The first thing I discover is that the older reports aren’t on Globe’s web site. I have to click through to the Australian stock exchange to find them. There’s no report that provides the numbers for just the second half of last year (January 1 through June 30 2015).
But I’ve got the income statement numbers for the year ended June 30, 2015 and for the six months ended December 31, 2014 (the first half of the year ended June 30, 2015). If we subtract from those December 31 numbers the June 30 numbers, we have how Globe did in the six months ended June 30, 2015.
Revenue for the six months ended June 30, 2015 was $71.5 million and they earned a net profit during that period of $2.14 million. In the six month ended June 30, 2016, revenue was $72 million and the net profit was $1.84 million. In the second half of Globe’s fiscal year then, revenue was essentially unchanged from a year ago and net profit fell by about 14% compared to the pcp.

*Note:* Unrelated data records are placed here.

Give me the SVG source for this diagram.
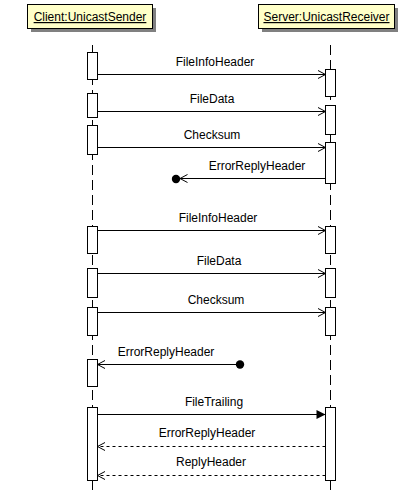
<svg xmlns="http://www.w3.org/2000/svg" width="413" height="492" viewBox="0 0 413 492">
<style>
text{font-family:"Liberation Sans",Arial,sans-serif;font-size:12px;fill:#000}
.lbl{text-anchor:middle}
.hdr{fill:#FFFFC8;stroke:#000;stroke-width:1}
.shd{fill:#808080}
.life{stroke:#000;stroke-width:1;stroke-dasharray:10,5;fill:none}
.act{fill:#fff;stroke:#000;stroke-width:1}
.msg{stroke:#000;stroke-width:1;fill:none}
.ret{stroke:#000;stroke-width:1;fill:none;stroke-dasharray:3,3}
</style>
<defs>
<marker id="open" markerUnits="userSpaceOnUse" markerWidth="10" markerHeight="10" refX="8" refY="4.5" orient="auto" overflow="visible">
<path d="M0.5,0.5 L8,4.5 L0.5,8.5" fill="none" stroke="#000" stroke-width="1"/>
</marker>
<marker id="filled" markerUnits="userSpaceOnUse" markerWidth="10" markerHeight="10" refX="9" refY="4.5" orient="auto" overflow="visible">
<path d="M0,0 L9,4.5 L0,9 Z" fill="#000"/>
</marker>
</defs>
<rect width="413" height="492" fill="#fff"/>
<g id="lifelines">
<line class="life" x1="92.5" y1="45" x2="92.5" y2="492"/>
<line class="life" x1="330.5" y1="45" x2="330.5" y2="492"/>
</g>
<g id="client">
<rect class="shd" x="31" y="8" width="125" height="24"/>
<rect class="hdr" x="27.5" y="4.5" width="125" height="24"/>
<text class="lbl" x="90" y="21" text-decoration="underline">Client:UnicastSender</text>
</g>
<g id="server">
<rect class="shd" x="262" y="8" width="136" height="24"/>
<rect class="hdr" x="258.5" y="4.5" width="136" height="24"/>
<text class="lbl" x="326.5" y="21" text-decoration="underline">Server:UnicastReceiver</text>
</g>
<g id="client-activations">
<rect class="act" x="87.5" y="52.5" width="10" height="27"/>
<rect class="act" x="87.5" y="93.5" width="10" height="24"/>
<rect class="act" x="87.5" y="125.5" width="10" height="29"/>
<rect class="act" x="87.5" y="226.5" width="10" height="27"/>
<rect class="act" x="87.5" y="268.5" width="10" height="29"/>
<rect class="act" x="87.5" y="307.5" width="10" height="28"/>
<rect class="act" x="87.5" y="359.5" width="10" height="27"/>
<rect class="act" x="87.5" y="407.5" width="10" height="73"/>
</g>
<g id="server-activations">
<rect class="act" x="325.5" y="69.5" width="10" height="27"/>
<rect class="act" x="325.5" y="105.5" width="10" height="29"/>
<rect class="act" x="325.5" y="142.5" width="10" height="41"/>
<rect class="act" x="325.5" y="226.5" width="10" height="27"/>
<rect class="act" x="325.5" y="268.5" width="10" height="29"/>
<rect class="act" x="325.5" y="307.5" width="10" height="28"/>
<rect class="act" x="325.5" y="407.5" width="10" height="73"/>
</g>
<g id="connectors">
<line class="msg" x1="97.5" y1="74.5" x2="325.5" y2="74.5" marker-end="url(#open)"/>
<line class="msg" x1="97.5" y1="111.5" x2="325.5" y2="111.5" marker-end="url(#open)"/>
<line class="msg" x1="97.5" y1="147.5" x2="325.5" y2="147.5" marker-end="url(#open)"/>
<line class="msg" x1="325.5" y1="178.5" x2="180" y2="178.5" marker-end="url(#open)"/>
<circle cx="176" cy="179" r="4.2" fill="#000"/>
<line class="msg" x1="97.5" y1="230.5" x2="325.5" y2="230.5" marker-end="url(#open)"/>
<line class="msg" x1="97.5" y1="273.5" x2="325.5" y2="273.5" marker-end="url(#open)"/>
<line class="msg" x1="97.5" y1="312.5" x2="325.5" y2="312.5" marker-end="url(#open)"/>
<line class="msg" x1="240" y1="364.5" x2="97.5" y2="364.5" marker-end="url(#open)"/>
<circle cx="240" cy="364.5" r="4.2" fill="#000"/>
<line class="msg" x1="97.5" y1="414.5" x2="325.5" y2="414.5" marker-end="url(#filled)"/>
<line class="ret" x1="325.5" y1="446.5" x2="97.5" y2="446.5" marker-end="url(#open)"/>
<line class="ret" x1="325.5" y1="475.5" x2="97.5" y2="475.5" marker-end="url(#open)"/>
</g>
<g id="labels">
<text class="lbl" x="215" y="66">FileInfoHeader</text>
<text class="lbl" x="212" y="103">FileData</text>
<text class="lbl" x="212" y="139">Checksum</text>
<text class="lbl" x="257" y="170">ErrorReplyHeader</text>
<text class="lbl" x="218" y="222">FileInfoHeader</text>
<text class="lbl" x="219" y="265">FileData</text>
<text class="lbl" x="216" y="304">Checksum</text>
<text class="lbl" x="166" y="356">ErrorReplyHeader</text>
<text class="lbl" x="214" y="406">FileTrailing</text>
<text class="lbl" x="207" y="437">ErrorReplyHeader</text>
<text class="lbl" x="211" y="466">ReplyHeader</text>
</g>
</svg>
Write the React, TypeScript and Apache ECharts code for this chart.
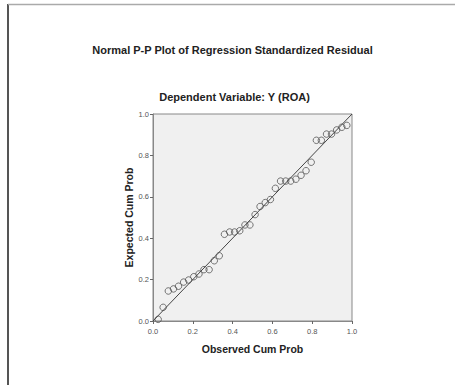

You know, that was way too hard. Just as an aside, I’ve now gone through Billabong’s, Surfstitch’s, and Globe’s financials over the last couple of weeks and in all three cases felt like there was information that was too hard to get, or things I couldn’t figure out, or some unnecessary complexity. It’s not that this doesn’t exist in U.S. company filings. And I certainly don’t fault Billabong, Surfstitch or Globe for following the Australian rules and using them to their advantage where possible (that’s what I’d do).
But I’ll be damned if I’d be comfortable making an investment decision in an Australian company based on their required public filings.
Having vented a bit, I’ll now return to the subject at hand- Globe’s results for the year ended June 30, 2016. Revenue, we’ve seen, rose 9.5% but all that increase was in the first half of the year. For the whole year, revenue in the Australasia segment rose 35.2% from $50.2 to $67.9 million. North America went pretty much nowhere, falling slightly from $49.8 to $49.3 million. Europe was down 10.6% from $37.6 to $33.6 million.
Looking at individual countries, Australia grew 35.8%, the United States was down by 10.8% and all other countries fell 0.8%. So you can see the revenue increase as reported was all about Australia. Globe’s report refers to growing “…at a slower rate than the high rates of the prior financial year amidst more difficult trading conditions, particularly in the Northern Hemisphere.” They specifically mention lower hardgoods sales there. They go on:
“The Australian Division in particular benefits from recent investments and diversification into new markets, with much of its sales growth coming from expansion into a more diverse apparel business. Both the North American and European Divisions were impacted by softer retail conditions, particularly for hardgoods, resulting in a reduction in local currency net sales in each region by 14% and 15% respectively.”
Globe has made some strategic diversifications in the last couple of years that seem to be working out for them.
If we use what they call “Cost of sales” as cost of goods sold, we can calculate a gross profit margin that fell from 46.1% to 44.3%.
EBITDA rose 8.4% from $6.2 to $6.75 million. Europe fell from $7.0 to $4.2 million. The North American EBITDA loss of $1.5 million was slightly improved from the pcp’s $1.7 million loss. Australasia saved their bacon, with the EBITDA rising from $5.7 to $9.1 million.
Globe’s net income rose 27.5% from $3.72 to $4.74 million.
The balance sheet was fine last year, but has strengthened some. I love seeing inventories down on rising sales. Trade and other payables have also fallen from $29.0 to $22.0 million. There is $5 million of borrowing where there was none last year.
For all my bitching and moaning about Australian financial reporting standards, Globe did fine if we look at the whole year. The second half of the year, however, was much weaker than the first, and we’ll have to see how that carries over when they report on the current six months in early 2017.